López, who was president of Art for Social Change for her junior and senior years, emphasized that the club not only made art that had a message but also sold the art to raise funds for various causes. For example, the club donated proceeds from artwork about immigration to individuals stuck in detention centers.
Now that López has graduated, she is trying to navigate the art world — a world she knows to be hostile to people of color. Though López believes the UC Berkeley Department of Art Practice is not necessarily accessible to people of color, her degree allowed her to practice and approach art more professionally.
“My dreams are to just dedicate myself to art. Let me rephrase that: to dedicate myself to the art world,” López said. “My goal is create a classroom in which POC have access to art, either as creating or appreciating it or retaining it.”
With the versatility she gained from her degree, López has secured fellowships and commissions. Most recently, she was given an exhibition at the Mission Cultural Center for Latino Arts. With this success, however, come many caveats of the unstable life of an artist, so López works in marketing to support herself.

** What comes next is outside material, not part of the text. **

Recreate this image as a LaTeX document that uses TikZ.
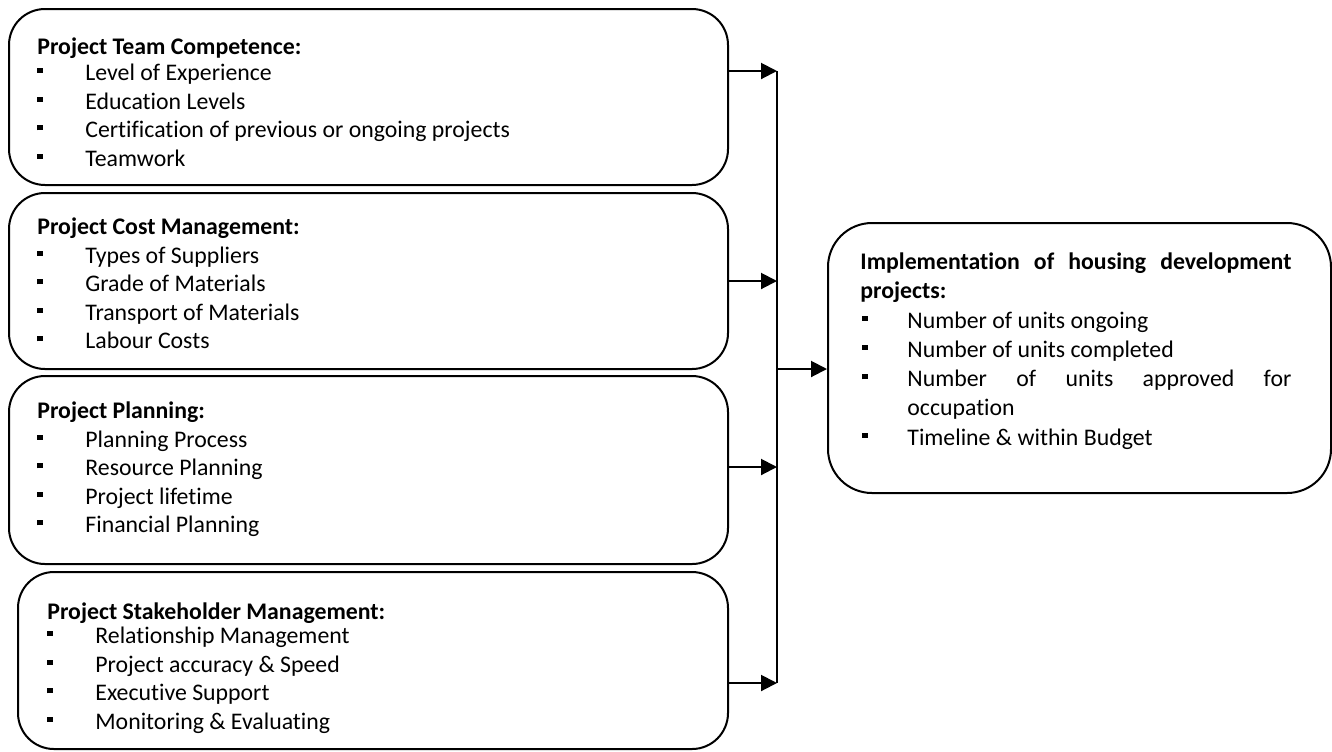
\documentclass[tikz,border=0pt]{standalone}
\usepackage{fontspec}
\setmainfont{Carlito}[Ligatures={NoCommon}]
\usetikzlibrary{arrows.meta}

% square bullet and bullet item with a fixed hanging gap
\newcommand\sqbul{\rule[3.6pt]{2.6pt}{2.6pt}}
\newcommand\bitem[2][24pt]{\makebox[#1][l]{\sqbul}#2}

\begin{document}
\begin{tikzpicture}[x=0.5pt,y=-0.5pt,
  box/.style={draw, line width=1pt, rounded corners=18pt, anchor=north west, inner sep=0pt},
  txt/.style={anchor=base west, inner sep=0pt, font=\fontsize{11.9pt}{14pt}\selectfont},
  hd/.style={txt, font=\fontsize{11.9pt}{14pt}\selectfont\bfseries},
  arr/.style={line width=1pt, -{Triangle[length=8pt,width=8pt]}},
  bus/.style={line width=1pt}]
\useasboundingbox (0,0) rectangle (1332,751);

% input boxes
\node[box, minimum width=359.5pt, minimum height=88pt] (b1) at (8,8) {};
\node[box, minimum width=359.5pt, minimum height=88pt] (b2) at (8,192) {};
\node[box, minimum width=359.5pt, minimum height=94pt] (b3) at (8,375) {};
\node[box, minimum width=355pt, minimum height=88.5pt] (b4) at (17,571) {};
% outcome box
\node[box, rounded corners=22pt, minimum width=251.5pt, minimum height=135pt] (r) at (827,222) {};

% box 1
\node[hd]  (t1)  at (37,54)    {Project Team Competence:};
\node[txt] (t1a) at (37,80)    {\bitem{Level of Experience}};
\node[txt] (t1b) at (37,109)   {\bitem{Education Levels}};
\node[txt] (t1c) at (37,137.5) {\bitem{Certification of previous or ongoing projects}};
\node[txt] (t1d) at (37,166)   {\bitem{Teamwork}};

% box 2
\node[hd]  (t2)  at (37,234)   {Project Cost Management:};
\node[txt] (t2a) at (37,263)   {\bitem{Types of Suppliers}};
\node[txt] (t2b) at (37,291.5) {\bitem{Grade of Materials}};
\node[txt] (t2c) at (37,320)   {\bitem{Transport of Materials}};
\node[txt] (t2d) at (37,348.5) {\bitem{Labour Costs}};

% box 3
\node[hd]  (t3)  at (37,418)   {Project Planning:};
\node[txt] (t3a) at (37,447)   {\bitem{Planning Process}};
\node[txt] (t3b) at (37,475.5) {\bitem{Resource Planning}};
\node[txt] (t3c) at (37,504)   {\bitem{Project lifetime}};
\node[txt] (t3d) at (37,532.5) {\bitem{Financial Planning}};

% box 4
\node[hd]  (t4)  at (47,619)   {Project Stakeholder Management:};
\node[txt] (t4a) at (47,643)   {\bitem{Relationship Management}};
\node[txt] (t4b) at (47,672)   {\bitem{Project accuracy \& Speed}};
\node[txt] (t4c) at (47,700.5) {\bitem{Executive Support}};
\node[txt] (t4d) at (47,729)   {\bitem{Monitoring \& Evaluating}};

% outcome box text
\node[hd]  (tr)  at (860,269) {\makebox[215.5pt][s]{Implementation of housing development}};
\node[hd]  (tr2) at (860,298) {projects:};
\node[txt] (tra) at (862,328) {\bitem[22.5pt]{Number of units ongoing}};
\node[txt] (trb) at (862,357) {\bitem[22.5pt]{Number of units completed}};
\node[txt] (trc) at (862,386.5) {\bitem[22.5pt]{\makebox[192pt][s]{Number of units approved for}}};
\node[txt] (trd) at (907,415.5) {occupation};
\node[txt] (tre) at (862,445) {\bitem[22.5pt]{Timeline \& within Budget}};

% collecting bus and arrows
\coordinate (j1) at (777,71);
\coordinate (j2) at (777,281);
\coordinate (j3) at (777,467);
\coordinate (j4) at (777,683);
\coordinate (jm) at (777,369);
\draw[bus] (j1) -- (j4);
\draw[arr] (b1.east |- j1) -- (j1);
\draw[arr] (b2.east |- j2) -- (j2);
\draw[arr] (b3.east |- j3) -- (j3);
\draw[arr] (b4.east |- j4) -- (j4);
\draw[arr] (jm) -- (jm -| r.west);
\end{tikzpicture}
\end{document}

She strongly believes that artists’ work must be valued more concretely because it is a way of life for many artists like her.
“There cannot be a revolution or a social change without art — not only because of the meaning of it but because art can really reach out to those who have not had access to elite education; the working class, our communities, and the true social makers,” López added later in an email. “Value the artists because we speak, draw, and communicate through a language that touches many senses in many different ways that can cross cultural and national borders.”